It was later learned that the “ship London commanded by Admiral Graves had been so well raked by the Ville de Paris that they [the English] had been obliged to change all its masts.”
In the action, 24 French ships of the line, carrying approximately 1,700 guns and 19,000 seamen, were opposed by 19 British ships of the line, having about 1,400 guns and 13,000 seamen. Casualties for the British were 90 killed and 246 wounded. The French counted about 200 in killed and wounded. Several English ships were damaged, and one, the _Terrible_, had to be sunk several days after the engagement.
During the night of September 5-6, the two fleets remained close together. At a conference on the _London_, on the 6th, Graves decided that with a number of his ships disabled it would be too hazardous to renew the action. He also declined Hood’s suggestion to try to slip into the Chesapeake. De Grasse, having stopped the British and having inflicted considerable damage, likewise hesitated to renew the engagement.
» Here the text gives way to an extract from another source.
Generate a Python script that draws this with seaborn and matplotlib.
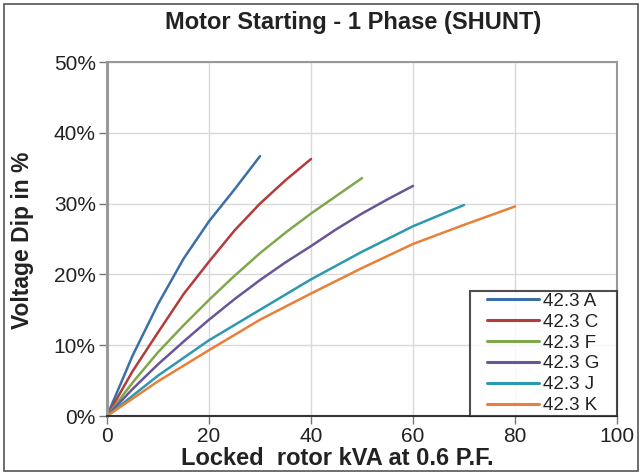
import matplotlib
matplotlib.use("Agg")
import matplotlib.pyplot as plt
from matplotlib.patches import Rectangle
from matplotlib.lines import Line2D
from matplotlib.legend_handler import HandlerLine2D
from matplotlib.ticker import PercentFormatter
import seaborn as sns
import pandas as pd

# data (kVA, voltage dip %)
kva_a = [0, 5, 10, 15, 20, 25, 30]
dip_a = [0, 8.5, 15.8, 22.2, 27.5, 32.0, 36.7]

kva_c = [0, 5, 10, 15, 20, 25, 30, 35, 40]
dip_c = [0, 6.3, 11.8, 17.2, 21.8, 26.2, 30.0, 33.3, 36.3]

kva_f = [0, 5, 10, 15, 20, 25, 30, 35, 40, 45, 50]
dip_f = [0, 4.7, 9.0, 12.8, 16.4, 19.8, 23.0, 25.9, 28.6, 31.1, 33.6]

kva_g = [0, 5, 10, 15, 20, 25, 30, 35, 40, 45, 50, 55, 60]
dip_g = [0, 3.8, 7.3, 10.5, 13.6, 16.5, 19.2, 21.7, 24.0, 26.4, 28.6, 30.6, 32.5]

kva_j = [0, 10, 20, 30, 40, 50, 60, 70]
dip_j = [0, 5.7, 10.7, 15.0, 19.3, 23.2, 26.8, 29.8]

kva_k = [0, 10, 20, 30, 40, 50, 60, 70, 80]
dip_k = [0, 4.9, 9.3, 13.6, 17.3, 20.9, 24.3, 27.0, 29.6]

series = ["42.3 A", "42.3 C", "42.3 F", "42.3 G", "42.3 J", "42.3 K"]
colors = ["#3B6FA8", "#B33C3A", "#7FA84A", "#6A5597", "#2D98B0", "#E8803A"]

frames = []
for name, xs, ys in zip(series,
                        [kva_a, kva_c, kva_f, kva_g, kva_j, kva_k],
                        [dip_a, dip_c, dip_f, dip_g, dip_j, dip_k]):
    frames.append(pd.DataFrame({"kva": xs, "dip": ys, "motor": name}))
df = pd.concat(frames, ignore_index=True)

sns.set_style("white")
plt.rcParams["font.family"] = ["Liberation Sans", "DejaVu Sans"]

fig = plt.figure(figsize=(6.41, 4.73), dpi=100)
ax = fig.add_axes([0.1669, 0.1205, 0.7957, 0.7484])

sns.lineplot(data=df, x="kva", y="dip", hue="motor", palette=colors,
             hue_order=series, linewidth=1.8, ax=ax, sort=False)

ax.set_xlim(0, 100)
ax.set_ylim(0, 50)
ax.set_xticks([0, 20, 40, 60, 80, 100])
ax.set_yticks([0, 10, 20, 30, 40, 50])
ax.yaxis.set_major_formatter(PercentFormatter(decimals=0))
ax.grid(True, color="#d9d9d9", linewidth=1.0)
ax.set_axisbelow(True)

ax.tick_params(axis="both", labelsize=15, labelcolor="#222222", color="#777777",
               length=6, width=1, direction="out", pad=2, left=True, bottom=True)
for s in ["left", "top", "right"]:
    ax.spines[s].set_color("#999999")
    ax.spines[s].set_linewidth(1.5)
ax.spines["left"].set_linewidth(2.2)
ax.spines["bottom"].set_color("#333333")
ax.spines["bottom"].set_linewidth(1.5)

ax.set_xlabel("Locked  rotor kVA at 0.6 P.F.", fontsize=17, fontweight="bold",
              color="#222222")
ax.xaxis.set_label_coords(0.451, -0.087)
ax.set_ylabel("Voltage Dip in %", fontsize=16.5, fontweight="bold",
              color="#222222")
ax.yaxis.set_label_coords(-0.143, 0.497)
fig.suptitle("Motor Starting - 1 Phase (SHUNT)", x=0.5515, y=0.976,
             fontsize=17, fontweight="bold", color="#222222")

leg = ax.legend(loc="lower left", bbox_to_anchor=(0.7118, 0, 0.288, 0.35),
                mode="expand", fontsize=13.5, frameon=True, fancybox=False,
                borderaxespad=0, handlelength=3.6, labelspacing=0.2,
                handletextpad=0.2, borderpad=0.1,
                handler_map={Line2D: HandlerLine2D(xpad=0.82)})
leg.get_frame().set_edgecolor("#222222")
leg.get_frame().set_linewidth(1.5)
for t in leg.get_texts():
    t.set_color("#222222")
for h in leg.get_lines():
    h.set_linewidth(2.2)

# grey frame around the whole picture
fig.patches.append(Rectangle((0.006, 0.004), 0.99, 0.988, transform=fig.transFigure,
                             fill=False, edgecolor="#555555", linewidth=1.2))

fig.savefig("out.png", dpi=100)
On the 7th and 8th, the two fleets remained from 2 to 5 leagues apart. Meanwhile, a northeast wind was carrying them south. On the 9th, they were below Albemarle Sound, and by the next day the British fleet was off Cape Hatteras. It was on the 9th that De Grasse lost sight of the British and, fearing that a change of wind might prevent it, sailed toward the Chesapeake Bay, which he reached on the 11th. On the 10th, De Barras reached Virginia with his squadron from Newport, R. I., and entered the bay, later to join De Grasse. Admiral Graves followed De Grasse northward, realizing that the situation was now out of hand. On September 14, he sailed from the Virginia coast for New York, where he intended to “... use every possible means for putting the Squadron into the best state for service....” His departure had momentous consequences for Cornwallis.
The Battle of the Virginia Capes, as the action of September 5 has come to be called, was a most important phase of the siege of Yorktown. At a critical point the French had seized control of the sea and had sealed in the British at Yorktown. This prevented the evacuation of Cornwallis and ended his hopes of reinforcement and supply. The next phase of the combined operation against Cornwallis was encirclement by land. Already this was being accomplished.
ASSEMBLY OF THE ALLIED ARMIES.
On September 7, Lafayette moved his force from the Pamunkey River to Williamsburg where he could at least temporarily block any movement that Cornwallis might make up the peninsula. His army was substantially enlarged the next day by the more than 3,000 troops under St. Simon, who had arrived with De Grasse and landed at Jamestown. On September 14, Washington arrived at Lafayette’s headquarters in Williamsburg for a “joyful reunion” with the young French general and to assume direct command of the operations in the Virginia theater.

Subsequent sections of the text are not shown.